Skip the pictures. Set down, word for word, the lines from the start of the material up to and including the line with "const krPerKHz = 1.183;".

__________

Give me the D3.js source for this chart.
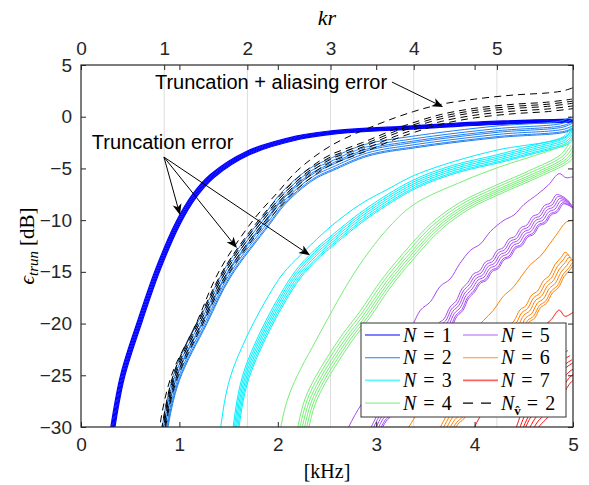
<!DOCTYPE html>
<html><head><meta charset="utf-8">
<script src="https://cdn.jsdelivr.net/npm/d3@7"></script>
<style>body{margin:0;background:#fff} svg{display:block}</style>
</head><body><svg id="c" width="589" height="485"></svg>
<script>
// ---------------- data (frequency in kHz, error in dB) ----------------
const kHzTicks = [0, 1, 2, 3, 4, 5];
const krTicks = [0, 1, 2, 3, 4, 5];
const dbTicks = [-30, -25, -20, -15, -10, -5, 0, 5];
const krPerKHz = 1.183;

const n1Center = [[0.28,-33],[0.32,-30],[0.42,-25],[0.6,-19.6],[0.78,-14.7],[0.98,-10.3],[1.15,-7.6],[1.33,-5.7],[1.69,-3.5],[2.2,-2.0],[2.54,-1.5],[3.38,-1.0],[4.24,-0.55],[5,-0.35]];
const n1Spread = [[-0.015,0.12],[-0.008,0.06],[0,0],[0.008,-0.06],[0.015,-0.12],[0.022,-0.18]];

const n2Center = [[0.82,-33],[0.855,-30],[0.98,-25],[1.26,-19.5],[1.5,-15],[1.89,-10],[2.05,-8.0],[2.23,-6.4],[2.38,-5.4],[2.54,-4.7],[2.9,-3.3],[3.38,-2.5],[4.24,-1.5],[4.9,-1.0],[5,-0.6]];
const n2Spread = [[-0.02,0.6],[-0.01,0.35],[0,0.15],[0,0],[0.01,-0.2],[0.015,-0.4],[0.02,-0.5]];

const n3Center = [[1.53,-33],[1.57,-30],[1.62,-27],[1.68,-24.8],[1.78,-22.4],[1.9,-20],[2.05,-17.4],[2.2,-15.2],[2.38,-13.3],[2.54,-12.0],[2.9,-9.3],[3.38,-6.5],[3.8,-5.0],[4.24,-4.0],[4.6,-3.1],[4.91,-2.3],[4.96,-1.9],[5,-1.2]];
const n3Outlier = [[1.38,-33],[1.42,-30],[1.47,-27],[1.53,-24.8],[1.63,-22.4],[1.75,-20],[1.9,-17.4],[2.05,-15.2],[2.25,-13.2],[2.54,-10.6],[2.85,-8.4],[3.12,-7.0],[3.38,-5.7],[3.8,-4.3],[4.24,-3.2],[4.91,-2.0],[5,-1.2]];
const n3Spread = [[-0.02,0.3],[-0.01,0.15],[0,0],[0.01,-0.15],[0.02,-0.3],[0.03,-0.4]];

const n4Center = [[2.2,-33],[2.25,-30],[2.32,-27.5],[2.42,-25.5],[2.54,-23.6],[2.7,-21.3],[2.87,-19.2],[3.1,-16.0],[3.38,-12.8],[3.6,-10.6],[3.89,-8.6],[4.24,-7.0],[4.6,-5.5],[4.91,-4.0],[5,-2.9]];
const n4Outlier = [[1.98,-33],[2.03,-30],[2.1,-27.3],[2.2,-25],[2.35,-22.3],[2.51,-19.5],[2.7,-16.3],[2.87,-13.8],[3.1,-11],[3.38,-8.5],[3.89,-6.2],[4.24,-4.9],[4.91,-2.7],[5,-2.0]];
const n4Spread = [[-0.04,0.3],[-0.02,0.15],[0,0],[0.02,-0.1],[0.04,-0.2],[0.06,-0.3]];

const n5Center = [[2.95,-31],[3.0,-30],[3.06,-28.95],[3.12,-28.35],[3.18,-27.15],[3.24,-26.55],[3.3,-25.35],[3.36,-24.75],[3.42,-23.55],[3.48,-23.05],[3.54,-21.95],[3.6,-21.5],[3.66,-20.4],[3.72,-19.95],[3.78,-18.8],[3.84,-18.25],[3.9,-17.05],[3.96,-16.45],[4.02,-15.59],[4.08,-15.32],[4.14,-14.45],[4.2,-14.19],[4.26,-13.33],[4.32,-13.07],[4.38,-12.22],[4.44,-11.98],[4.5,-11.13],[4.56,-10.88],[4.62,-10.03],[4.68,-9.8],[4.74,-8.98],[4.8,-8.75],[4.86,-7.93],[4.9,-8.0],[4.94,-8.2],[5,-8.7]];
const n5Outlier = [[2.65,-31.5],[2.72,-30],[2.85,-27.8],[2.95,-26.6],[3.05,-24.8],[3.15,-23.6],[3.25,-21.7],[3.35,-20.5],[3.45,-18.7],[3.55,-17.9],[3.65,-16.4],[3.75,-15.7],[3.85,-14.2],[3.96,-12.9],[4.06,-12.3],[4.16,-11.1],[4.3,-10],[4.4,-9.5],[4.5,-8.5],[4.64,-7.5],[4.75,-6.6],[4.86,-5.5],[4.93,-5.9],[5,-5.8]];
const n5Spread = [[-0.03,0.4],[-0.015,0.2],[0,0],[0.015,-0.2],[0.03,-0.4],[0.04,-0.5]];

const n6Center = [[3.62,-32],[3.72,-30],[3.78,-29.03],[3.84,-28.51],[3.9,-27.38],[3.96,-26.85],[4.02,-25.75],[4.08,-25.2],[4.14,-24.05],[4.2,-23.55],[4.26,-22.45],[4.32,-21.9],[4.38,-20.75],[4.44,-20.25],[4.5,-19.19],[4.56,-18.78],[4.62,-17.75],[4.68,-17.35],[4.74,-16.35],[4.8,-15.85],[4.86,-14.75],[4.92,-14.1],[4.96,-13.6],[5,-13.9]];
const n6Outlier = [[3.25,-31],[3.33,-30],[3.43,-28.52],[3.53,-27.42],[3.63,-25.78],[3.73,-24.72],[3.83,-23.08],[3.93,-22.02],[4.03,-20.38],[4.09,-19.7],[4.19,-18.72],[4.29,-17.38],[4.39,-16.52],[4.47,-15.5],[4.57,-14.28],[4.67,-13.47],[4.74,-12.6],[4.84,-11.3],[4.93,-10.2],[5,-10]];
const n6Spread = [[-0.04,0.5],[-0.02,0.25],[0,0],[0.02,-0.25],[0.04,-0.5],[0.05,-0.7]];

const n7Center = [[4.45,-32],[4.52,-30],[4.6,-28.6],[4.68,-27.8],[4.75,-26.8],[4.82,-25.9],[4.9,-24.6],[4.95,-24.1],[5,-23.8]];
const n7Outlier = [[3.95,-32],[4.0,-30],[4.1,-28.4],[4.2,-27.3],[4.3,-25.6],[4.4,-24.5],[4.5,-22.9],[4.6,-21.8],[4.7,-20.3],[4.78,-19.6],[4.86,-18.7],[4.92,-19.3],[5,-18.9]];
const n7Spread = [[-0.05,1.2],[-0.03,0.7],[-0.01,0.3],[0,0],[0.02,-0.5],[0.04,-0.9],[0.06,-1.3]];

const dashCenter = [[0.8,-33],[0.84,-30],[0.96,-25],[1.23,-19.5],[1.47,-15],[1.85,-10],[2.2,-6.4],[2.4,-4.9],[2.54,-4.1],[2.7,-3.5],[2.87,-2.9],[3.0,-2.4],[3.2,-1.6],[3.38,-1.0],[3.66,-0.2],[4.0,0.4],[4.4,0.8],[4.74,1.0],[5,1.3]];
const dashOutlier = [[0.78,-33],[0.8,-30],[0.92,-25],[1.17,-20],[1.4,-15],[1.75,-10],[2.0,-7.3],[2.2,-5.2],[2.54,-2.8],[3.0,-0.8],[3.38,0.5],[3.66,1.2],[4.0,1.7],[4.4,2.1],[4.74,2.3],[4.9,2.5],[5,2.8]];
const dashSpread = [[-0.01,0.4],[-0.005,0.2],[0,0],[0.005,-0.25],[0.01,-0.5]];

const seriesNames = ["1","2","3","4","5","6","7"];
const seriesColors = ["#0000ff","#2080f0","#00f0ff","#78ee78","#a64cf2","#ff8000","#ff1010"];
const legendColors = ["#0000ff","#2a7fe0","#5ff5ff","#8ef58e","#b060f5","#ff9030","#ff6060"];

// annotations in data coordinates [kHz, dB]
const annoTrunc = {text:"Truncation error", at:[0.11,-3.1], from:[0.843,-3.9], tips:[[1.006,-9.5],[1.585,-12.7],[2.327,-13.4]]};
const annoAlias = {text:"Truncation + aliasing error", at:[0.752,2.7], from:[3.16,3.35], tips:[[3.68,0.94]]};

// ---------------- drawing ----------------
const svg = d3.select("#c");
const L = 81, R = 573, T = 65, B = 427;
const x = d3.scaleLinear([0,5],[L,R]);
const xkr = d3.scaleLinear([0,5*krPerKHz],[L,R]);
const y = d3.scaleLinear([-30,5],[B,T]);
const axisColor = "#262626";
const sans = "'Liberation Sans', Arial, sans-serif";
const serif = "'Liberation Serif', 'Times New Roman', serif";

svg.append("rect").attr("width",589).attr("height",485).attr("fill","#fff");
svg.append("defs").append("clipPath").attr("id","clip")
  .append("rect").attr("x",L).attr("y",T).attr("width",R-L).attr("height",B-T);

// grid (kr)
svg.append("g").selectAll("line").data(krTicks.filter(d=>d>0)).join("line")
  .attr("x1",d=>xkr(d)).attr("x2",d=>xkr(d)).attr("y1",T).attr("y2",B)
  .attr("stroke","#dcdcdc").attr("stroke-width",1);

const line = d3.line().x(d=>x(d[0])).y(d=>y(d[1])).curve(d3.curveCatmullRom.alpha(0.5));
const plot = svg.append("g").attr("clip-path","url(#clip)");
function family(center, spread, outlier, color, dash, w){
  const members = spread.map(([df,db]) => center.map(([f,v]) => [f+df, v+db]));
  if (outlier) members.unshift(outlier);
  plot.append("g").selectAll("path").data(members).join("path")
    .attr("d", line).attr("fill","none").attr("stroke",color)
    .attr("stroke-width", w||1).attr("stroke-dasharray", dash||null);
}
family(n1Center, n1Spread, null, seriesColors[0], null, 1.2);
family(n2Center, n2Spread, null, seriesColors[1]);
family(n3Center, n3Spread, n3Outlier, seriesColors[2]);
family(n4Center, n4Spread, n4Outlier, seriesColors[3]);
family(n5Center, n5Spread, n5Outlier, seriesColors[4]);
family(n6Center, n6Spread, n6Outlier, seriesColors[5]);
family(n7Center, n7Spread, n7Outlier, seriesColors[6]);
family(dashCenter, dashSpread, dashOutlier, "#000", "7,5");

// axes
function styleAxis(g){
  g.select(".domain").remove();
  g.selectAll(".tick line").attr("stroke",axisColor);
  g.selectAll("text").attr("fill",axisColor).style("font-family",sans).style("font-size","19px");
}
svg.append("g").attr("transform",`translate(0,${B})`)
  .call(d3.axisBottom(x).tickValues(kHzTicks).tickSizeInner(-5).tickSizeOuter(0).tickPadding(11).tickFormat(d3.format("d")))
  .call(styleAxis);
svg.append("g").attr("transform",`translate(0,${T})`)
  .call(d3.axisTop(x).tickValues(kHzTicks).tickSizeInner(-5).tickSizeOuter(0).tickFormat(""))
  .call(styleAxis);
svg.append("g").attr("transform",`translate(0,${T})`)
  .call(d3.axisTop(xkr).tickValues(krTicks).tickSizeInner(-5).tickSizeOuter(0).tickPadding(10).tickFormat(d3.format("d")))
  .call(styleAxis);
svg.append("g").attr("transform",`translate(${L},0)`)
  .call(d3.axisLeft(y).tickValues(dbTicks).tickSizeInner(-5).tickSizeOuter(0).tickPadding(9).tickFormat(d3.format("d")))
  .call(styleAxis);
svg.append("g").attr("transform",`translate(${R},0)`)
  .call(d3.axisRight(y).tickValues(dbTicks).tickSizeInner(-5).tickSizeOuter(0).tickFormat(""))
  .call(styleAxis);
svg.append("rect").attr("x",L).attr("y",T).attr("width",R-L).attr("height",B-T)
  .attr("fill","none").attr("stroke",axisColor).attr("stroke-width",1.2);

// axis labels
svg.append("text").attr("x",(L+R)/2).attr("y",25).attr("text-anchor","middle")
  .style("font-family",serif).style("font-size","22px").style("font-style","italic").text("kr");
svg.append("text").attr("x",(L+R)/2).attr("y",478).attr("text-anchor","middle")
  .style("font-family",serif).style("font-size","20px").text("[kHz]");
const yl = svg.append("text").attr("transform",`translate(34,${(T+B)/2}) rotate(-90)`).attr("text-anchor","middle")
  .style("font-family",serif).style("font-size","21px");
yl.append("tspan").style("font-style","italic").text("\u03F5");
yl.append("tspan").style("font-style","italic").style("font-size","15px").attr("dy",4).text("trun");
yl.append("tspan").attr("dy",-4).attr("dx",5).text("[dB]");

// annotations
function arrow(g, p0, p1){
  const [x0,y0] = p0, [x1,y1] = p1;
  const a = Math.atan2(y1-y0, x1-x0), len = 11, hw = 4.5, notch = 3;
  const ux = Math.cos(a), uy = Math.sin(a), nx = -uy, ny = ux;
  const bx = x1 - ux*len, by = y1 - uy*len;
  g.append("line").attr("x1",x0).attr("y1",y0).attr("x2",bx+ux*notch).attr("y2",by+uy*notch)
    .attr("stroke","#000").attr("stroke-width",1);
  g.append("path").attr("d",`M${x1},${y1}L${bx+nx*hw},${by+ny*hw}L${bx+ux*notch},${by+uy*notch}L${bx-nx*hw},${by-ny*hw}Z`)
    .attr("fill","#000");
}
const ag = svg.append("g");
[annoTrunc, annoAlias].forEach(an => {
  ag.append("text").attr("x",x(an.at[0])).attr("y",y(an.at[1]))
    .style("font-family",sans).style("font-size","20px").attr("fill","#000").text(an.text);
  an.tips.forEach(t => arrow(ag, [x(an.from[0]),y(an.from[1])], [x(t[0]),y(t[1])]));
});

// legend
const lg = svg.append("g");
lg.append("rect").attr("x",361).attr("y",323).attr("width",205).attr("height",94)
  .attr("fill","#fff").attr("stroke","#333").attr("stroke-width",1);
const legendItems = seriesNames.map((n,i)=>({name:n, color:legendColors[i], dash:null}))
  .concat([{name:"2", color:"#000", dash:"10,8", sub:true}]);
legendItems.forEach((it,i)=>{
  const col = Math.floor(i/4), row = i%4;
  const lx = 365 + col*98, ly = 335 + row*22.7;
  lg.append("line").attr("x1",lx).attr("x2",lx+35).attr("y1",ly).attr("y2",ly)
    .attr("stroke",it.color).attr("stroke-width",(i===2||i===6)?1.8:1.1).attr("stroke-dasharray",it.dash);
  const t = lg.append("text").attr("x",lx+38).attr("y",ly+6.5)
    .style("font-family",serif).style("font-size","20px");
  t.append("tspan").style("font-style","italic").text("N");
  if (it.sub){
    t.append("tspan").attr("dy",5).style("font-size","13px").style("font-weight","bold").text("v\u0302");
    t.append("tspan").attr("dy",-5).attr("dx",6).text("=");
  } else {
    t.append("tspan").attr("dx",7).text("=");
  }
  t.append("tspan").attr("dx",7).text(it.name);
});
</script></body></html>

__________

- [OUTPUT FOR THIS EXERCISE]
Give me the D3.js source for this chart.
<!DOCTYPE html>
<html><head><meta charset="utf-8">
<script src="https://cdn.jsdelivr.net/npm/d3@7"></script>
<style>body{margin:0;background:#fff} svg{display:block}</style>
</head><body><svg id="c" width="589" height="485"></svg>
<script>
// ---------------- data (frequency in kHz, error in dB) ----------------
const kHzTicks = [0, 1, 2, 3, 4, 5];
const krTicks = [0, 1, 2, 3, 4, 5];
const dbTicks = [-30, -25, -20, -15, -10, -5, 0, 5];
const krPerKHz = 1.183;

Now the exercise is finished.